"Affordable Family Formation" in the USA
posted by PorJ
Via Kausfiles this morning: an interesting theory. Conservative Steve Sailer makes a very persuasive case that "affordable family formation" has been the key to Republican success. And it will continue to be.
I cannot claim to have any kind of expertise to assess the support for his argument. But anecdotally ("what's the plural of anecdote? Data!") it seems to make sense. Take Dr. B as an instructive example. She and Mr. B. took a job in nowheresville - Red State central - in order to further her career, purchase a home that Mr. B. could work on, and live somewhere where one salary would make this life possible. She seems to be rueing that choice, but we'll see how that turns out.
I know plenty of academics who are having trouble cutting it in San Francisco, Boston, and DC on $40 or even $50 grand a year. Decent homes within a 30-minute commute are moving north of $400K in these citites. Add in a second child, and look out! The second full-time salary becomes a necessity. And what makes it even more annoying - as one grad school friend of mine told me - she looks over at the Chair of her Department and sees somebody who owns a house worth over $1 million, with three children put through college tuition-free, who stopped serious scholarship about fifteen years ago. In the meantime, her school no longer provides a substantial tuition discount (unless her son goes to the huge state university that employs her) and no professor is going to land a mortgage to live in the Chair's neighborhood without substantial family subsidy ("Mommy? Daddy? We need to talk...."). And the Chair - who she is friendly with - pulled her aside last year and asked why she applied for other jobs! (she's t-t and doing quite well).
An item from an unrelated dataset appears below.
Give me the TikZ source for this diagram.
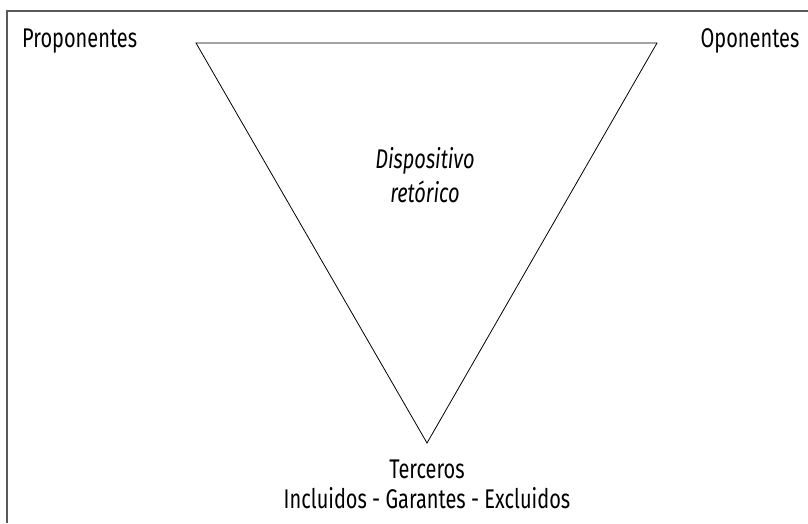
\documentclass[tikz,border=0pt]{standalone}
\usepackage{fontspec}
\setmainfont{Fira Sans}[FakeStretch=0.74]
\begin{document}
\begin{tikzpicture}[x=1pt,y=-1pt,
    label/.style={inner sep=0pt,font=\fontsize{27}{30}\selectfont},
    centred/.style={label,align=center}]
      \useasboundingbox (0,0) rectangle (808,523);
      \draw[line width=1.5pt,color=black!65] (808,11) -- (7,11) -- (7,523);
      \coordinate (tl) at (196,43);
      \coordinate (tr) at (657,43);
      \coordinate (bt) at (427,443);
      \draw[line width=0.8pt] (tl) -- (tr) -- (bt) -- cycle;
      \node[label,anchor=base west] (prop) at (22,47) {Proponentes};
      \node[label,anchor=base] (opon) at (750,47) {Oponentes};
      \node[centred,font=\fontsize{27}{34}\selectfont\itshape] (disp) at (425,175) {Dispositivo\\ret\'orico};
      \node[centred] (terc) at (427,484) {Terceros\\Incluidos - Garantes - Excluidos};
    \end{tikzpicture}
\end{document}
Frankly, I think many of our senior colleagues have no idea of what is going on. But at least one does. When my wife and I had dinner with her, she estimated that in the 25 years since she arrived at the University salaries have gone from about 20K to about 50k (this is a major urban area we are talking about). But in the same time the cost of a house has risen more than 20 times (the same $100K house in 1977 is a $2 million house today).
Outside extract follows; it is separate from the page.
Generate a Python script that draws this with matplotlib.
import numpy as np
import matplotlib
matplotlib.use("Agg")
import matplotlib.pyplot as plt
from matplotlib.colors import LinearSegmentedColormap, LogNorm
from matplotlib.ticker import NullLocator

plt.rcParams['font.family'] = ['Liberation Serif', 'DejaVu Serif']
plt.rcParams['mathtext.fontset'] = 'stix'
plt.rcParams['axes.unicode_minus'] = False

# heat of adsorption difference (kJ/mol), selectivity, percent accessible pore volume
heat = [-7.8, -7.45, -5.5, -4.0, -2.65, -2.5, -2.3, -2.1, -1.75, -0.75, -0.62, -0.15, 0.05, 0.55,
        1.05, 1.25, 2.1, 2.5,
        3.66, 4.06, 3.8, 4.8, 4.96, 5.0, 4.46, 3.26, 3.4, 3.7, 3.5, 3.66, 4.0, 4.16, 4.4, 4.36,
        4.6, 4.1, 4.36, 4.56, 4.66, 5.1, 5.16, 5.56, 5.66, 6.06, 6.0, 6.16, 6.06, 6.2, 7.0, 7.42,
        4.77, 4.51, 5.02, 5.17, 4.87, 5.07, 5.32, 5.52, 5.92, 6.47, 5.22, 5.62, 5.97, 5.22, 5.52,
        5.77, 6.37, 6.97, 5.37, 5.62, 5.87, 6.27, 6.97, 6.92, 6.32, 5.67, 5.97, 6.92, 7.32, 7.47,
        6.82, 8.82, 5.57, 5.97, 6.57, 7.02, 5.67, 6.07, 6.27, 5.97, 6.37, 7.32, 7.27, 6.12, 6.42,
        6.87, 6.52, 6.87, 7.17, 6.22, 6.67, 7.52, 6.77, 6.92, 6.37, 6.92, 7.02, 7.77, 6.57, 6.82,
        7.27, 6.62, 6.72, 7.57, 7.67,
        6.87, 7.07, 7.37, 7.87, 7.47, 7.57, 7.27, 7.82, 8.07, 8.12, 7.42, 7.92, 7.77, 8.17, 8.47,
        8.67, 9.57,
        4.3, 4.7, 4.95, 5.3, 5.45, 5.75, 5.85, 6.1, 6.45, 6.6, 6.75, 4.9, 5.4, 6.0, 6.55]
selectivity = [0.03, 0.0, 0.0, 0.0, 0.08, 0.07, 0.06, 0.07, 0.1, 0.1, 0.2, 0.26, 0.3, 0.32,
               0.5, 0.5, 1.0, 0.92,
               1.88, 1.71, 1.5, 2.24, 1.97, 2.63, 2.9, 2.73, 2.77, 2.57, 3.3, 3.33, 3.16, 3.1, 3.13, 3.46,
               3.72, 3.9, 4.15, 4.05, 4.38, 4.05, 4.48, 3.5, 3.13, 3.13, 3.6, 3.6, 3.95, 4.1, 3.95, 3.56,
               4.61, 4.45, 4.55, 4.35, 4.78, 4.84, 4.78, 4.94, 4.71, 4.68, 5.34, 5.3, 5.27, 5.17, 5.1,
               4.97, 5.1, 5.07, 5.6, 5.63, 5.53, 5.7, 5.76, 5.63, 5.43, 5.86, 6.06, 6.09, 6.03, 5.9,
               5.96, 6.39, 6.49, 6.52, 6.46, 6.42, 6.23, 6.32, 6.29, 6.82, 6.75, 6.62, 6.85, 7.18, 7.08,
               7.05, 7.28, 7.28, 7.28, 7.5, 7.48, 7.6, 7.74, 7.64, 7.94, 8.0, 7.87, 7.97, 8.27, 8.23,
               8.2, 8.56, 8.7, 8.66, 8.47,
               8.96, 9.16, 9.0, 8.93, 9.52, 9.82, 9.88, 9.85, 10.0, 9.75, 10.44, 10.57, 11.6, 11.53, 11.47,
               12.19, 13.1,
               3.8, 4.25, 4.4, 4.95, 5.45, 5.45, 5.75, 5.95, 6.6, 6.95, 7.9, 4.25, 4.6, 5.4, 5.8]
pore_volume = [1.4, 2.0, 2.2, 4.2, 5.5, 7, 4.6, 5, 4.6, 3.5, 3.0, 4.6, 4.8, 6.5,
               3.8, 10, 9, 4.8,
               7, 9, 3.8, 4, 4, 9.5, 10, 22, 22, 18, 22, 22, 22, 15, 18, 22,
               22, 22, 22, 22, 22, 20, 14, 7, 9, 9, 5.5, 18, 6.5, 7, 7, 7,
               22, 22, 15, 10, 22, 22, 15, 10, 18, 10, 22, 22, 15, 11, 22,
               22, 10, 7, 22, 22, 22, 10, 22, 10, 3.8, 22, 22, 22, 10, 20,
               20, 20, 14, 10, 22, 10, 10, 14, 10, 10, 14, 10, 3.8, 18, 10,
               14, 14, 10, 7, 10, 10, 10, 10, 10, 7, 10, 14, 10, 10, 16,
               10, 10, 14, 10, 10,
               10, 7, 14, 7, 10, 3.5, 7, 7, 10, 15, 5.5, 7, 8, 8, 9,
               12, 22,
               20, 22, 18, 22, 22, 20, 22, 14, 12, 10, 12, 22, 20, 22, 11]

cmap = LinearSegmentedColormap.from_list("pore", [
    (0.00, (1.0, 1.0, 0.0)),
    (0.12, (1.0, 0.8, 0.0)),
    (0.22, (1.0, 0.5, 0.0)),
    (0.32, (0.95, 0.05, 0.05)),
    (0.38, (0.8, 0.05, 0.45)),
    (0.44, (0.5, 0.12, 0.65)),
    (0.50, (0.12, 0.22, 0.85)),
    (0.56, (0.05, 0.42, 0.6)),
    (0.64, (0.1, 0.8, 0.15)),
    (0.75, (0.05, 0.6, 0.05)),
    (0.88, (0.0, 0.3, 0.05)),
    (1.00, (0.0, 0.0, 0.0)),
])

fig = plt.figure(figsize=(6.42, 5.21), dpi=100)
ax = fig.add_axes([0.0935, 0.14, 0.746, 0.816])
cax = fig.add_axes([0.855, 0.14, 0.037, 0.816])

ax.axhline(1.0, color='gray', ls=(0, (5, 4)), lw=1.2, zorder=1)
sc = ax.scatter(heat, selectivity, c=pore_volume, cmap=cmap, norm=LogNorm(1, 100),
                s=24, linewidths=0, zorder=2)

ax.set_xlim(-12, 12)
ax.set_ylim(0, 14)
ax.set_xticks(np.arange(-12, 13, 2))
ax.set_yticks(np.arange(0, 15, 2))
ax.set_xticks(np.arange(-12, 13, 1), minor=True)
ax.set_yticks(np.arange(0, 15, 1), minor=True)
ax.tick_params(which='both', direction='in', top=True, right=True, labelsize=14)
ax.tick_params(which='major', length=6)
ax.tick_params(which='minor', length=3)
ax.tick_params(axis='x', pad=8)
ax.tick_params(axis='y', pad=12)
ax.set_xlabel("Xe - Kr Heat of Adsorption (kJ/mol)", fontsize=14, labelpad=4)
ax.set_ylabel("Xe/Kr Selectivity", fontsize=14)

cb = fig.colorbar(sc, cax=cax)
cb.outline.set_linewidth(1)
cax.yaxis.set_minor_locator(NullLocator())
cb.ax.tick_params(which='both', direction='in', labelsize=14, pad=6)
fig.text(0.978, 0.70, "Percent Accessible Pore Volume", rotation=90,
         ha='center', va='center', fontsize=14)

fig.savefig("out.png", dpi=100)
O.K., I'll stop bitching. That's Dr. B's perogative. But I'll also note that the people really being screwed in this system - essentially for the rest of their lives - are the childless by choice types and those not permitted to marry and raise kids by the state. Not only do they pay more in taxes and housing, but their political representation gets diluted because they are concentrated in fewer geographic areas.